■ The problem
Restate the listing that follows word for word, without its pictures.
Start of Provided material
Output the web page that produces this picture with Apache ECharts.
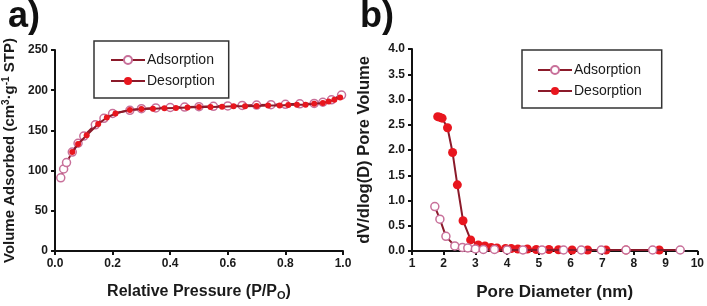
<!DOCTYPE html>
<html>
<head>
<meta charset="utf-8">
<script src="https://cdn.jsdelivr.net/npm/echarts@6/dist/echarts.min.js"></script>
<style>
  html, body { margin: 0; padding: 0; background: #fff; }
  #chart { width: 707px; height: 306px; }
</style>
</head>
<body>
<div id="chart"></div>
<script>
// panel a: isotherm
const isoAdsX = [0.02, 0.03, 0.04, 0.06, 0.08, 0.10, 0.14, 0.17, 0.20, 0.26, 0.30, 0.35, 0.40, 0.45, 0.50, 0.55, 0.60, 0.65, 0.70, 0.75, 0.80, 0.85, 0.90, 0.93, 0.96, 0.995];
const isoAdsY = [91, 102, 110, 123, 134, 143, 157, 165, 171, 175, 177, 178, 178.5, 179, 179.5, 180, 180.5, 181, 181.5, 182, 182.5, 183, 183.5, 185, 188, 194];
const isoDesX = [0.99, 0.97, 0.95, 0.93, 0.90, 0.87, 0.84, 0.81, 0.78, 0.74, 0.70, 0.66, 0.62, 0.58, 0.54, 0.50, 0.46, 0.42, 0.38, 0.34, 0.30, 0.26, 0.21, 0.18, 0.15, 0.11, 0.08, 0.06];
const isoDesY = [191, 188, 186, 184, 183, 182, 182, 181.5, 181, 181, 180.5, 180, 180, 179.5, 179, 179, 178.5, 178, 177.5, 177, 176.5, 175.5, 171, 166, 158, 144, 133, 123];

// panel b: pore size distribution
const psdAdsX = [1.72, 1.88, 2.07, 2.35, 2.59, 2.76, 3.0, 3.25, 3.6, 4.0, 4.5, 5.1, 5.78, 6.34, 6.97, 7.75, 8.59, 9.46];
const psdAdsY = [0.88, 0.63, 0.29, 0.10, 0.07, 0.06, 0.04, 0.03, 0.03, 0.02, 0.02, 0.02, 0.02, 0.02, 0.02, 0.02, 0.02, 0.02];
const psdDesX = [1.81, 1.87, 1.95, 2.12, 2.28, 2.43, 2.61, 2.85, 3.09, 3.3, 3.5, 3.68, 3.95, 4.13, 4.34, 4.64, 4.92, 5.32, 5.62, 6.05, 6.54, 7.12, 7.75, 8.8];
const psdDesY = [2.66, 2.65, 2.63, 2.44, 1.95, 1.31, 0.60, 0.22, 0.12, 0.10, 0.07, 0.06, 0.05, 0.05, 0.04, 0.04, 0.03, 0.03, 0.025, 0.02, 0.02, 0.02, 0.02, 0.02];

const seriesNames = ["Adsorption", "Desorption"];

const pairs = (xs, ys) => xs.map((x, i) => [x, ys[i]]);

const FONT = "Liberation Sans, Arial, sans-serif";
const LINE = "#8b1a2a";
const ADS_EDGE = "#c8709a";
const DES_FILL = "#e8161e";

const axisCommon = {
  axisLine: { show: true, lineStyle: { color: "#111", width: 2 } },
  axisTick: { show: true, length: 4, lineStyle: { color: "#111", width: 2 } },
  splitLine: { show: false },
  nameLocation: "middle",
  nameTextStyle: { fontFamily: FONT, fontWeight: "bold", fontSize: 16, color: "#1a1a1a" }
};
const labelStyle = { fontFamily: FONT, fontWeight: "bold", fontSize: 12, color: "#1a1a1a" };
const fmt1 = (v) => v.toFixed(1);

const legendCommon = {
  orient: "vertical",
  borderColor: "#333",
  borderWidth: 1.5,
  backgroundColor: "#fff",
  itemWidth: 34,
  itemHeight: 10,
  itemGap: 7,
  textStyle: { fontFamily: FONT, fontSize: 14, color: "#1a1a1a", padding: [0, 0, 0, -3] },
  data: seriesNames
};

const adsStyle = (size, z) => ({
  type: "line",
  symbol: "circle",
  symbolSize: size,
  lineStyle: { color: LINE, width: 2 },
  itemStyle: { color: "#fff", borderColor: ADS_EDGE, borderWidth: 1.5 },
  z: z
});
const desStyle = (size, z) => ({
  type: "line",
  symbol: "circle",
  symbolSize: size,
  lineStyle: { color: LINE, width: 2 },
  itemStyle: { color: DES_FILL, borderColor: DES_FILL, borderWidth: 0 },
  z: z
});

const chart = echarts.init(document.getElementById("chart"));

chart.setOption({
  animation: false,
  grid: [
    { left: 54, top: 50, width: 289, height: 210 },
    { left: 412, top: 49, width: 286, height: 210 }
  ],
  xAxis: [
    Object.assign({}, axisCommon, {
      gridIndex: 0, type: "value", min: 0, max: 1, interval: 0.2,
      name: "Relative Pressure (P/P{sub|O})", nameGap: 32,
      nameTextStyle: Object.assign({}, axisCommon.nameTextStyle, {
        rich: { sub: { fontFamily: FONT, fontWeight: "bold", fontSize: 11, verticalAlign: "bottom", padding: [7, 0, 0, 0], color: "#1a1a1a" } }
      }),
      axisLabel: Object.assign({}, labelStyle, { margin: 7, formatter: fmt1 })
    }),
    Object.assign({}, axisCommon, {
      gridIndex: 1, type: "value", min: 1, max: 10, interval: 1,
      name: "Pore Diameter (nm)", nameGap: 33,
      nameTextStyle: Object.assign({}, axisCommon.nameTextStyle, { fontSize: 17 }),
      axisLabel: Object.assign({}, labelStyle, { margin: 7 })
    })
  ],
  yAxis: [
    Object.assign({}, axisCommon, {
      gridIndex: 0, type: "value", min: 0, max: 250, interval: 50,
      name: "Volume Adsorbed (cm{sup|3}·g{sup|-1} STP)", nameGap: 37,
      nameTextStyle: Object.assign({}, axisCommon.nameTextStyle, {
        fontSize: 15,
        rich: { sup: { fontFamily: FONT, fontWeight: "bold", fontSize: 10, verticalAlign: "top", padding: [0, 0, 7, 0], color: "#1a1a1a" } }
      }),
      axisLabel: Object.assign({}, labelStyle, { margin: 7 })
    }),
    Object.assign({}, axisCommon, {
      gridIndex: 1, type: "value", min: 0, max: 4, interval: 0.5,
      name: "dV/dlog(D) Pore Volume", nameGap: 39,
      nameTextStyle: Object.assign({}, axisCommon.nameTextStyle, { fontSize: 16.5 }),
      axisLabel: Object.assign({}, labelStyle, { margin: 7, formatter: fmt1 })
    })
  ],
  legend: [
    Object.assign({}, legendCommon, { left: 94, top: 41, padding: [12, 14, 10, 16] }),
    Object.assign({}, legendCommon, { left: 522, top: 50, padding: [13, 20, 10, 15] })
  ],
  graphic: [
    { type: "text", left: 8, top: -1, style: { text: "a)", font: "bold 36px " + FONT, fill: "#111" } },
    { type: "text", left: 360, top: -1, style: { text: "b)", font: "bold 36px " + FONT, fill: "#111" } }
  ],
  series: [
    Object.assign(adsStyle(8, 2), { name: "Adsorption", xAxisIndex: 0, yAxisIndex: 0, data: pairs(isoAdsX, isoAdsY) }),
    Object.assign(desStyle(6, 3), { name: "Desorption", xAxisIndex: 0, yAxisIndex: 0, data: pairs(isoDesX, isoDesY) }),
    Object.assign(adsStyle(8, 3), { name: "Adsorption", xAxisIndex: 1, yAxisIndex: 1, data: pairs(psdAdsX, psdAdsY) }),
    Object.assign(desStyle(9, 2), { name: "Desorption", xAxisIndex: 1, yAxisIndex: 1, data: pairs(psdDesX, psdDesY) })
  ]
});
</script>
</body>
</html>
End of Provided material
■ Written solution
Output the web page that produces this picture with Apache ECharts.
<!DOCTYPE html>
<html>
<head>
<meta charset="utf-8">
<script src="https://cdn.jsdelivr.net/npm/echarts@6/dist/echarts.min.js"></script>
<style>
  html, body { margin: 0; padding: 0; background: #fff; }
  #chart { width: 707px; height: 306px; }
</style>
</head>
<body>
<div id="chart"></div>
<script>
// panel a: isotherm
const isoAdsX = [0.02, 0.03, 0.04, 0.06, 0.08, 0.10, 0.14, 0.17, 0.20, 0.26, 0.30, 0.35, 0.40, 0.45, 0.50, 0.55, 0.60, 0.65, 0.70, 0.75, 0.80, 0.85, 0.90, 0.93, 0.96, 0.995];
const isoAdsY = [91, 102, 110, 123, 134, 143, 157, 165, 171, 175, 177, 178, 178.5, 179, 179.5, 180, 180.5, 181, 181.5, 182, 182.5, 183, 183.5, 185, 188, 194];
const isoDesX = [0.99, 0.97, 0.95, 0.93, 0.90, 0.87, 0.84, 0.81, 0.78, 0.74, 0.70, 0.66, 0.62, 0.58, 0.54, 0.50, 0.46, 0.42, 0.38, 0.34, 0.30, 0.26, 0.21, 0.18, 0.15, 0.11, 0.08, 0.06];
const isoDesY = [191, 188, 186, 184, 183, 182, 182, 181.5, 181, 181, 180.5, 180, 180, 179.5, 179, 179, 178.5, 178, 177.5, 177, 176.5, 175.5, 171, 166, 158, 144, 133, 123];

// panel b: pore size distribution
const psdAdsX = [1.72, 1.88, 2.07, 2.35, 2.59, 2.76, 3.0, 3.25, 3.6, 4.0, 4.5, 5.1, 5.78, 6.34, 6.97, 7.75, 8.59, 9.46];
const psdAdsY = [0.88, 0.63, 0.29, 0.10, 0.07, 0.06, 0.04, 0.03, 0.03, 0.02, 0.02, 0.02, 0.02, 0.02, 0.02, 0.02, 0.02, 0.02];
const psdDesX = [1.81, 1.87, 1.95, 2.12, 2.28, 2.43, 2.61, 2.85, 3.09, 3.3, 3.5, 3.68, 3.95, 4.13, 4.34, 4.64, 4.92, 5.32, 5.62, 6.05, 6.54, 7.12, 7.75, 8.8];
const psdDesY = [2.66, 2.65, 2.63, 2.44, 1.95, 1.31, 0.60, 0.22, 0.12, 0.10, 0.07, 0.06, 0.05, 0.05, 0.04, 0.04, 0.03, 0.03, 0.025, 0.02, 0.02, 0.02, 0.02, 0.02];

const seriesNames = ["Adsorption", "Desorption"];

const pairs = (xs, ys) => xs.map((x, i) => [x, ys[i]]);

const FONT = "Liberation Sans, Arial, sans-serif";
const LINE = "#8b1a2a";
const ADS_EDGE = "#c8709a";
const DES_FILL = "#e8161e";

const axisCommon = {
  axisLine: { show: true, lineStyle: { color: "#111", width: 2 } },
  axisTick: { show: true, length: 4, lineStyle: { color: "#111", width: 2 } },
  splitLine: { show: false },
  nameLocation: "middle",
  nameTextStyle: { fontFamily: FONT, fontWeight: "bold", fontSize: 16, color: "#1a1a1a" }
};
const labelStyle = { fontFamily: FONT, fontWeight: "bold", fontSize: 12, color: "#1a1a1a" };
const fmt1 = (v) => v.toFixed(1);

const legendCommon = {
  orient: "vertical",
  borderColor: "#333",
  borderWidth: 1.5,
  backgroundColor: "#fff",
  itemWidth: 34,
  itemHeight: 10,
  itemGap: 7,
  textStyle: { fontFamily: FONT, fontSize: 14, color: "#1a1a1a", padding: [0, 0, 0, -3] },
  data: seriesNames
};

const adsStyle = (size, z) => ({
  type: "line",
  symbol: "circle",
  symbolSize: size,
  lineStyle: { color: LINE, width: 2 },
  itemStyle: { color: "#fff", borderColor: ADS_EDGE, borderWidth: 1.5 },
  z: z
});
const desStyle = (size, z) => ({
  type: "line",
  symbol: "circle",
  symbolSize: size,
  lineStyle: { color: LINE, width: 2 },
  itemStyle: { color: DES_FILL, borderColor: DES_FILL, borderWidth: 0 },
  z: z
});

const chart = echarts.init(document.getElementById("chart"));

chart.setOption({
  animation: false,
  grid: [
    { left: 54, top: 50, width: 289, height: 210 },
    { left: 412, top: 49, width: 286, height: 210 }
  ],
  xAxis: [
    Object.assign({}, axisCommon, {
      gridIndex: 0, type: "value", min: 0, max: 1, interval: 0.2,
      name: "Relative Pressure (P/P{sub|O})", nameGap: 32,
      nameTextStyle: Object.assign({}, axisCommon.nameTextStyle, {
        rich: { sub: { fontFamily: FONT, fontWeight: "bold", fontSize: 11, verticalAlign: "bottom", padding: [7, 0, 0, 0], color: "#1a1a1a" } }
      }),
      axisLabel: Object.assign({}, labelStyle, { margin: 7, formatter: fmt1 })
    }),
    Object.assign({}, axisCommon, {
      gridIndex: 1, type: "value", min: 1, max: 10, interval: 1,
      name: "Pore Diameter (nm)", nameGap: 33,
      nameTextStyle: Object.assign({}, axisCommon.nameTextStyle, { fontSize: 17 }),
      axisLabel: Object.assign({}, labelStyle, { margin: 7 })
    })
  ],
  yAxis: [
    Object.assign({}, axisCommon, {
      gridIndex: 0, type: "value", min: 0, max: 250, interval: 50,
      name: "Volume Adsorbed (cm{sup|3}·g{sup|-1} STP)", nameGap: 37,
      nameTextStyle: Object.assign({}, axisCommon.nameTextStyle, {
        fontSize: 15,
        rich: { sup: { fontFamily: FONT, fontWeight: "bold", fontSize: 10, verticalAlign: "top", padding: [0, 0, 7, 0], color: "#1a1a1a" } }
      }),
      axisLabel: Object.assign({}, labelStyle, { margin: 7 })
    }),
    Object.assign({}, axisCommon, {
      gridIndex: 1, type: "value", min: 0, max: 4, interval: 0.5,
      name: "dV/dlog(D) Pore Volume", nameGap: 39,
      nameTextStyle: Object.assign({}, axisCommon.nameTextStyle, { fontSize: 16.5 }),
      axisLabel: Object.assign({}, labelStyle, { margin: 7, formatter: fmt1 })
    })
  ],
  legend: [
    Object.assign({}, legendCommon, { left: 94, top: 41, padding: [12, 14, 10, 16] }),
    Object.assign({}, legendCommon, { left: 522, top: 50, padding: [13, 20, 10, 15] })
  ],
  graphic: [
    { type: "text", left: 8, top: -1, style: { text: "a)", font: "bold 36px " + FONT, fill: "#111" } },
    { type: "text", left: 360, top: -1, style: { text: "b)", font: "bold 36px " + FONT, fill: "#111" } }
  ],
  series: [
    Object.assign(adsStyle(8, 2), { name: "Adsorption", xAxisIndex: 0, yAxisIndex: 0, data: pairs(isoAdsX, isoAdsY) }),
    Object.assign(desStyle(6, 3), { name: "Desorption", xAxisIndex: 0, yAxisIndex: 0, data: pairs(isoDesX, isoDesY) }),
    Object.assign(adsStyle(8, 3), { name: "Adsorption", xAxisIndex: 1, yAxisIndex: 1, data: pairs(psdAdsX, psdAdsY) }),
    Object.assign(desStyle(9, 2), { name: "Desorption", xAxisIndex: 1, yAxisIndex: 1, data: pairs(psdDesX, psdDesY) })
  ]
});
</script>
</body>
</html>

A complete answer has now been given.